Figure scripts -
* BEGIN *
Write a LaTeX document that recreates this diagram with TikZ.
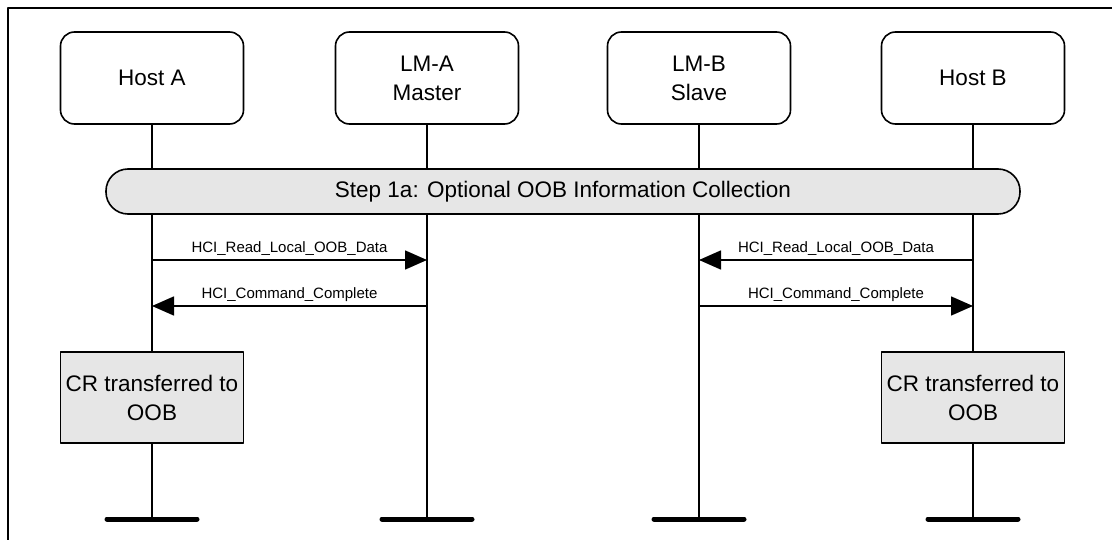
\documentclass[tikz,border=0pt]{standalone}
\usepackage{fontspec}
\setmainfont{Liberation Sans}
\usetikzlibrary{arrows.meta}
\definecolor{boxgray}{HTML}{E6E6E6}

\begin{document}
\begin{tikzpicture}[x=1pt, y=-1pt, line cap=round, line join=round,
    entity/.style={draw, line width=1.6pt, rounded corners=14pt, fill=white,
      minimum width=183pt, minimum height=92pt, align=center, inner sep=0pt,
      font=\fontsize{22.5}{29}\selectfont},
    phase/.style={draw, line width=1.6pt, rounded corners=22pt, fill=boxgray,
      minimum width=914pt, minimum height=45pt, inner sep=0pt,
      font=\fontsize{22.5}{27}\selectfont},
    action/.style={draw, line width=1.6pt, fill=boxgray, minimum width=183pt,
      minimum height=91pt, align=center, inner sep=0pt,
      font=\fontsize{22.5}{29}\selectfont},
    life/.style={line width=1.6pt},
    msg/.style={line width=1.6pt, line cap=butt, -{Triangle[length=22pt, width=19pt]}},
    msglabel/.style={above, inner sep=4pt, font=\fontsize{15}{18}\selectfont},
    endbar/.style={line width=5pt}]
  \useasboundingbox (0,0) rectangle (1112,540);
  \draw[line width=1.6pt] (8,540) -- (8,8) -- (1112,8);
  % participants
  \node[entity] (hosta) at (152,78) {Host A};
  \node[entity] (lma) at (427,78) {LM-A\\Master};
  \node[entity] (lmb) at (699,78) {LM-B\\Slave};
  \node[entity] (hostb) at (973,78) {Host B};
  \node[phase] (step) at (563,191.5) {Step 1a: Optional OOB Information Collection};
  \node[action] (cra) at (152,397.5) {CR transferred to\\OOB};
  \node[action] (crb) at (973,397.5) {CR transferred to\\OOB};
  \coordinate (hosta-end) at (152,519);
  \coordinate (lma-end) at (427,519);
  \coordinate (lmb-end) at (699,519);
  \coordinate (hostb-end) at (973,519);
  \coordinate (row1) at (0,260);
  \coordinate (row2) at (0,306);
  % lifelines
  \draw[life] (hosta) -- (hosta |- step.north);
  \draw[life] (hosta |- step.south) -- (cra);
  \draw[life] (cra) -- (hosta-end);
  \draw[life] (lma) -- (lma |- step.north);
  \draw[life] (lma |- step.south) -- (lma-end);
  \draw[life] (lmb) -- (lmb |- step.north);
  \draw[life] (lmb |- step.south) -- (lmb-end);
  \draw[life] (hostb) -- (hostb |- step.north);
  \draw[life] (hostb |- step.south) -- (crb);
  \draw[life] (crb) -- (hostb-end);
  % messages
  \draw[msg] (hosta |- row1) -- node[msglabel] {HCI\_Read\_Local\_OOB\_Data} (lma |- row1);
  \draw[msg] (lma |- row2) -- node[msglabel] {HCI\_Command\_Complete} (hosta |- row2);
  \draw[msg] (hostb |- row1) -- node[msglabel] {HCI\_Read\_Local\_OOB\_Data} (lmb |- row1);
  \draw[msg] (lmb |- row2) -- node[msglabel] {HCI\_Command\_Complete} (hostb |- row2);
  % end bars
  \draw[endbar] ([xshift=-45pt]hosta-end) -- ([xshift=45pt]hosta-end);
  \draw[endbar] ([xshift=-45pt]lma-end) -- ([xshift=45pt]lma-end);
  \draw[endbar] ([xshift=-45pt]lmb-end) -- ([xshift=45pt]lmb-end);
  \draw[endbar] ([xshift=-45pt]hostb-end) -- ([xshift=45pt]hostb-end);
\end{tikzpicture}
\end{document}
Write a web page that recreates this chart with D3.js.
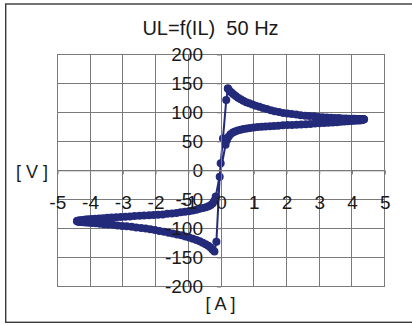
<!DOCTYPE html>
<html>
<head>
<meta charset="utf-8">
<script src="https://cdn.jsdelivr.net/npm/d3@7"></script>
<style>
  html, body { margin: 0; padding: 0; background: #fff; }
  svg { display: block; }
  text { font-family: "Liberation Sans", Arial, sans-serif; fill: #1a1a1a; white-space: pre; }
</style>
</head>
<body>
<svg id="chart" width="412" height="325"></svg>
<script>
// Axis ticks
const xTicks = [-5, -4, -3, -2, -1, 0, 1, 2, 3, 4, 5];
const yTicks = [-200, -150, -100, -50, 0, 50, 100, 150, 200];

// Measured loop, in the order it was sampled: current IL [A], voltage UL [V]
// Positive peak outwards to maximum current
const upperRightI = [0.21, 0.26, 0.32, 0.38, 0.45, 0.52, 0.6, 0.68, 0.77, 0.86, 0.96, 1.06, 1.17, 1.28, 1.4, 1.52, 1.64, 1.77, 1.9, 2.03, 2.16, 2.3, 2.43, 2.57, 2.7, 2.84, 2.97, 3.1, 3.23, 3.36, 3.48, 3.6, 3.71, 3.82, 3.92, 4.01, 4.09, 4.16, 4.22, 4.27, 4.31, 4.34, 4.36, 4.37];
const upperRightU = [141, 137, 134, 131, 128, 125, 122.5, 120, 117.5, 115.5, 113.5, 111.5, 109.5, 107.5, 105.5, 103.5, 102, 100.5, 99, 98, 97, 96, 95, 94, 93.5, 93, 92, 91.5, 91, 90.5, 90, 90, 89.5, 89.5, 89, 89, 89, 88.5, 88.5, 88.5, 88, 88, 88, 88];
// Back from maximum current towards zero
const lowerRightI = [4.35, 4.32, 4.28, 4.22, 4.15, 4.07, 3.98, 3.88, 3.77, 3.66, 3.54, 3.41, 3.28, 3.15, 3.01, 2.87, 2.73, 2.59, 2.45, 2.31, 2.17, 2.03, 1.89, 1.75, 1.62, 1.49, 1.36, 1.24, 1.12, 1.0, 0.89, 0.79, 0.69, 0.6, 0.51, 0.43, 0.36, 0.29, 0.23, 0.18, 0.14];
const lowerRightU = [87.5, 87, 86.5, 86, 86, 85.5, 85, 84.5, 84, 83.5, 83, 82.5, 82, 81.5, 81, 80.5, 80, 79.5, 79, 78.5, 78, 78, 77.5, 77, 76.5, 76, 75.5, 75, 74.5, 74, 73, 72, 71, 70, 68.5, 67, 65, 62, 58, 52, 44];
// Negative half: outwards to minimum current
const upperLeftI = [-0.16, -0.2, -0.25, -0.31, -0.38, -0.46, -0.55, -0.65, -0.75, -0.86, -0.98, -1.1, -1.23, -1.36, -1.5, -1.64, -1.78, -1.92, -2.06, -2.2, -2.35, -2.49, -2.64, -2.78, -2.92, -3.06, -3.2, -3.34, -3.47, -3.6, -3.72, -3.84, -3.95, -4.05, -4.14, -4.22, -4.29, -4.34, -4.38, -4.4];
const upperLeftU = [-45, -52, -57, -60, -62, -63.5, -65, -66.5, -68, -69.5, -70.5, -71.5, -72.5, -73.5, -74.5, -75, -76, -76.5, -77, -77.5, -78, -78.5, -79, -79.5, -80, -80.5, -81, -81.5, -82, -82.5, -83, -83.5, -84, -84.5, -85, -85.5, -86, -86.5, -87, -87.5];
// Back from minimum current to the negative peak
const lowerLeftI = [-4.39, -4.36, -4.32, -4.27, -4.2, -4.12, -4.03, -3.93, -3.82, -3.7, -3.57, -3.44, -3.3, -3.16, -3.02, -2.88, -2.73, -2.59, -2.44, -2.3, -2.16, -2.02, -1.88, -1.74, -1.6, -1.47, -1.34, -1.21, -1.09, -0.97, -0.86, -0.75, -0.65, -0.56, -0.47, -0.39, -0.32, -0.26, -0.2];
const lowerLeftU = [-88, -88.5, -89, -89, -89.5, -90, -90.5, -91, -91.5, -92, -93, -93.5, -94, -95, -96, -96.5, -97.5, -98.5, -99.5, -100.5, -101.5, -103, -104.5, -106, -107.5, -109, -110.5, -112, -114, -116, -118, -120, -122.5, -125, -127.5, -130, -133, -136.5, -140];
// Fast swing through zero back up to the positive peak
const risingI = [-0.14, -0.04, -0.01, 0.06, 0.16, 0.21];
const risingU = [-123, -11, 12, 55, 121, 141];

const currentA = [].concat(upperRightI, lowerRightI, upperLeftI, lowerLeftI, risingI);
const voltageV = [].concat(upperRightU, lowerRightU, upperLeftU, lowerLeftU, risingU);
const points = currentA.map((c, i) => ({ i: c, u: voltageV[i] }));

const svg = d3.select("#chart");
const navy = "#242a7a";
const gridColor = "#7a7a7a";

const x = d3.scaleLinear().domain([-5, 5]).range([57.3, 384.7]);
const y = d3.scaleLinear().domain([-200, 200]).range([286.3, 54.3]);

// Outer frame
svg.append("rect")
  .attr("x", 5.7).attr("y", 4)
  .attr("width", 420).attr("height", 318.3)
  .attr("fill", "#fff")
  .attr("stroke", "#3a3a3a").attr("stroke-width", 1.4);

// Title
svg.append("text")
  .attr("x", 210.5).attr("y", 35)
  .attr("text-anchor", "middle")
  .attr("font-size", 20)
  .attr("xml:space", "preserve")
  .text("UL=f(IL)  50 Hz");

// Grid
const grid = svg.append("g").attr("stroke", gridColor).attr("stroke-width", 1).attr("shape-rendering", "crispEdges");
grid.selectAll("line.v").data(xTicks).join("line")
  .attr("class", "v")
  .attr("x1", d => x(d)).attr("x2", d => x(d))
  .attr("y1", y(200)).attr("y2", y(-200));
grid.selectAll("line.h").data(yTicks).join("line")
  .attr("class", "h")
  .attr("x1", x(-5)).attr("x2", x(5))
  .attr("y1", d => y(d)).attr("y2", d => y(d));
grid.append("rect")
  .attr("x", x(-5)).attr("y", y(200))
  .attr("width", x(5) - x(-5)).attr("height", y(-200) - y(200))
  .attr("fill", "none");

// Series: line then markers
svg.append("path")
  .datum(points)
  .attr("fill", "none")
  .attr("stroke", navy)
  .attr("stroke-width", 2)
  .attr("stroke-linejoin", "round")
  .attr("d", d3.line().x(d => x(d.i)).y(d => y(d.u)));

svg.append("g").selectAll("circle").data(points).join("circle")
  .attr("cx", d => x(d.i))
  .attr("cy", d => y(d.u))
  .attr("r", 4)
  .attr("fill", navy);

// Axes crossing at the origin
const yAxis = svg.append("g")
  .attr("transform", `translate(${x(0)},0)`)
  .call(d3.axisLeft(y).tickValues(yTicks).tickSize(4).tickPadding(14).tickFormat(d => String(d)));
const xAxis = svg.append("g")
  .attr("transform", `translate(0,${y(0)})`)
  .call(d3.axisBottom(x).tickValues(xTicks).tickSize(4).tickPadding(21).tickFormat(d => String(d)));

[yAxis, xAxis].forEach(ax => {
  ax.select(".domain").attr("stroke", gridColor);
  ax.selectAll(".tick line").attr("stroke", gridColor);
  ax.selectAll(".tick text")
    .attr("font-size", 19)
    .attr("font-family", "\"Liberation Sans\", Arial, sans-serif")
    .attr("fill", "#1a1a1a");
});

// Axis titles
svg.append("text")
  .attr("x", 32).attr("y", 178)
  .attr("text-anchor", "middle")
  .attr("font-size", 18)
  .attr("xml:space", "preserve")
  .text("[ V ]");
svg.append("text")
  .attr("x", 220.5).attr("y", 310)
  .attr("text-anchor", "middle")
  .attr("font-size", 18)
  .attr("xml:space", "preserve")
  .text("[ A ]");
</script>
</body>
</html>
* END *
Search the entries for the word "chart" and copy every line that has it.

Write a web page that recreates this chart with D3.js.
<svg id="chart" width="412" height="325"></svg>
const svg = d3.select("#chart");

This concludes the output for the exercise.